Wind machines are coming into their own now, too. There's a 200kilowatt vertical-axis machine in the Magdalen Islands in the Gulf of St. Lawrence, for instance. It's on the Hydro-Quebec grid. And it's proving to be reasonably economic. I think we'll be seeing a great many more such machines in the near future!

We also already have the technology for converting farm and forestry wastes to fuel alcohols ... these processes have been used for a long time in countries like Finland. Here, I'm afraid I don't have much sympathy for proposals to create big monocultural plantations of special crops that would be harvested and made into methanol. That's just unnecessary.

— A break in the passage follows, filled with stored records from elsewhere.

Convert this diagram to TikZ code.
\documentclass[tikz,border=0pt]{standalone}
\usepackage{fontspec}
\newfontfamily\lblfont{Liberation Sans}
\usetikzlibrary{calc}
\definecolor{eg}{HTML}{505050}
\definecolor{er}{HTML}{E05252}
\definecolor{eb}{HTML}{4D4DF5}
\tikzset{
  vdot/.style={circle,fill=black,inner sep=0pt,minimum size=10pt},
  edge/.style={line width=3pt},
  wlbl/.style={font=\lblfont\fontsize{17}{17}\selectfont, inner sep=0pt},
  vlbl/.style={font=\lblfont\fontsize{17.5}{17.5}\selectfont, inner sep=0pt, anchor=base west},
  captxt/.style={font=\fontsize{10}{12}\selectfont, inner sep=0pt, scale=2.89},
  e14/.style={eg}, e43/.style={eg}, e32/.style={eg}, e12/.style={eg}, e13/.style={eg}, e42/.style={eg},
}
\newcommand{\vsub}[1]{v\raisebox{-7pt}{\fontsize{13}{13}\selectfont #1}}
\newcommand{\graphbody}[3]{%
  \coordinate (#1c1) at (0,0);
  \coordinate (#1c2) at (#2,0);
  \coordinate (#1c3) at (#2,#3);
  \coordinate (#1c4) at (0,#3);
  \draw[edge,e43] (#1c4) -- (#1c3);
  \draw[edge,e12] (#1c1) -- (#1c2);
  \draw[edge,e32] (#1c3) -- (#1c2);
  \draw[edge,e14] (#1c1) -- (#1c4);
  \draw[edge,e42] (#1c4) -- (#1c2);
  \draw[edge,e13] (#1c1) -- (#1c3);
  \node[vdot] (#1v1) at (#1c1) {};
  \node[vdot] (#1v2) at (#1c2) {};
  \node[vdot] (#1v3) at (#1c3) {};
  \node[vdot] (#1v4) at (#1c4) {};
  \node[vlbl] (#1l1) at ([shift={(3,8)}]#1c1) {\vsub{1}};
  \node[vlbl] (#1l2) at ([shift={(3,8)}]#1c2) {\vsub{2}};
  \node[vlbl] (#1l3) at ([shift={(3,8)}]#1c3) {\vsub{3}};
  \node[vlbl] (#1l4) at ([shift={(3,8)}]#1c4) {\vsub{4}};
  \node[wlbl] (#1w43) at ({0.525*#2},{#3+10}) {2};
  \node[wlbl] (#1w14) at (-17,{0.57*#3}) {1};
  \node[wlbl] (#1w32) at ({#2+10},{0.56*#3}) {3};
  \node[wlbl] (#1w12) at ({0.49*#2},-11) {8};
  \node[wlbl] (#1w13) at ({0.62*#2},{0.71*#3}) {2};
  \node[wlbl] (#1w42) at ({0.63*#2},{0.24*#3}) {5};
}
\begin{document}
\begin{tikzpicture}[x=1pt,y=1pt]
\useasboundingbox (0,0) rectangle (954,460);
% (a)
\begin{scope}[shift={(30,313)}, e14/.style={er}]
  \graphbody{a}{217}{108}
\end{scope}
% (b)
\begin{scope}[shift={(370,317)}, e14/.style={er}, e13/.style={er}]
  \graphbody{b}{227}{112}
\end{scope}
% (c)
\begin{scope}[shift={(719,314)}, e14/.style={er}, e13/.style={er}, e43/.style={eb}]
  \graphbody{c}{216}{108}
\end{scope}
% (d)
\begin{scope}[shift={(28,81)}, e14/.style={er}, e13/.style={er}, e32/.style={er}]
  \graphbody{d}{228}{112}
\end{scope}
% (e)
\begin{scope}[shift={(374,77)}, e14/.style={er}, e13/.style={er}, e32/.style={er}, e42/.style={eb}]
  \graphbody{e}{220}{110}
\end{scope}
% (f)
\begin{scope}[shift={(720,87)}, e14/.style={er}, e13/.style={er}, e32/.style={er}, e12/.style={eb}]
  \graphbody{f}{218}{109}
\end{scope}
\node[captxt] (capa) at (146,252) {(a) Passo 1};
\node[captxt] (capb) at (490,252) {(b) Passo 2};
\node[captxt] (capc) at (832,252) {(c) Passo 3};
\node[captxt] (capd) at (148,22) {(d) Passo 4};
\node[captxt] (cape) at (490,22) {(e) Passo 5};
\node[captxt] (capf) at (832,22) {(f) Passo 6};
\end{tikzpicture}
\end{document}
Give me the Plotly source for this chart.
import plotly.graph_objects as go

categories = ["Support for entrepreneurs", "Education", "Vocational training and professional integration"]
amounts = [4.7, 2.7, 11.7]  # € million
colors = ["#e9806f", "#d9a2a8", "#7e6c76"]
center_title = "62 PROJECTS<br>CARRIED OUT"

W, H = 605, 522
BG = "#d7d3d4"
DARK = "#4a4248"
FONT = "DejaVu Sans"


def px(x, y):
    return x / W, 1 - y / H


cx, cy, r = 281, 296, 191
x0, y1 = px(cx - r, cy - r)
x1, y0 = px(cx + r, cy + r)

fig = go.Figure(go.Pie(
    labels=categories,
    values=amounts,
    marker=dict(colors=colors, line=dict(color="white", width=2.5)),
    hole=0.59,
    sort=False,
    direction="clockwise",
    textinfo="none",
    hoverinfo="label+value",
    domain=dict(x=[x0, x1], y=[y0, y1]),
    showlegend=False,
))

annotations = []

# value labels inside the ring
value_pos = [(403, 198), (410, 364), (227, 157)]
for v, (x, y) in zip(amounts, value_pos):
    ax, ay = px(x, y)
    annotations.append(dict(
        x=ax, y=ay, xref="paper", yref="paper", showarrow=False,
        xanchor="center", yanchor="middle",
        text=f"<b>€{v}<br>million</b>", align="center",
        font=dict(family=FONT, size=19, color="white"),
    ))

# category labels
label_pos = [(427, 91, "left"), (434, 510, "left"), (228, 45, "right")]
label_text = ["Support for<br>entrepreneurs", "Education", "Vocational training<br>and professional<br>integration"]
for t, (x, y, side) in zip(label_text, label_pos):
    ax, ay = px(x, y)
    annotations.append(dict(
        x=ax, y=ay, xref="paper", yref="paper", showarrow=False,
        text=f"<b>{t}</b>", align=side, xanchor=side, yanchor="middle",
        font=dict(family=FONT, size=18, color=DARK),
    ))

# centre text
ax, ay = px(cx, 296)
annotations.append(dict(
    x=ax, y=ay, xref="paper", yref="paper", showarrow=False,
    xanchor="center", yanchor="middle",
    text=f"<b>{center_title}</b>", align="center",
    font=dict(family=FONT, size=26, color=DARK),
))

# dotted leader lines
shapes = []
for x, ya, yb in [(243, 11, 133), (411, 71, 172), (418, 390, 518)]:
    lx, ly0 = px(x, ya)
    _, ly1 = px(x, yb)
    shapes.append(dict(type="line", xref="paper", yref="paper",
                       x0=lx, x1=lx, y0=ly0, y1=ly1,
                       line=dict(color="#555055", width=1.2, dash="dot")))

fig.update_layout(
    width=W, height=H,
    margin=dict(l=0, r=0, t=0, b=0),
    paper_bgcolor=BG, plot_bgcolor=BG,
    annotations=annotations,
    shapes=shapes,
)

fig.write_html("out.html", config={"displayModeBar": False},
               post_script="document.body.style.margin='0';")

Because if you take all the farm and forest wastes that are already available and convert them using wellestablished processes—to fuel alcohols, you wind up with enough fuel to run the whole transportation sector of the U.S. economy at the best European efficiencies of today ... which is to say, about a factor of three better than we now do.

Now the interesting thing is, we've just covered nearly all the needs of the U.S. energy system. Because all there is is low-temperature heat for buildings, medium- and high-temperature process heat for factories, liquid fuels for vehicles, and electricity. And practically all the electricity we need can come from the existing network of hydro stations ... we don't even need to convert fuels to electricity.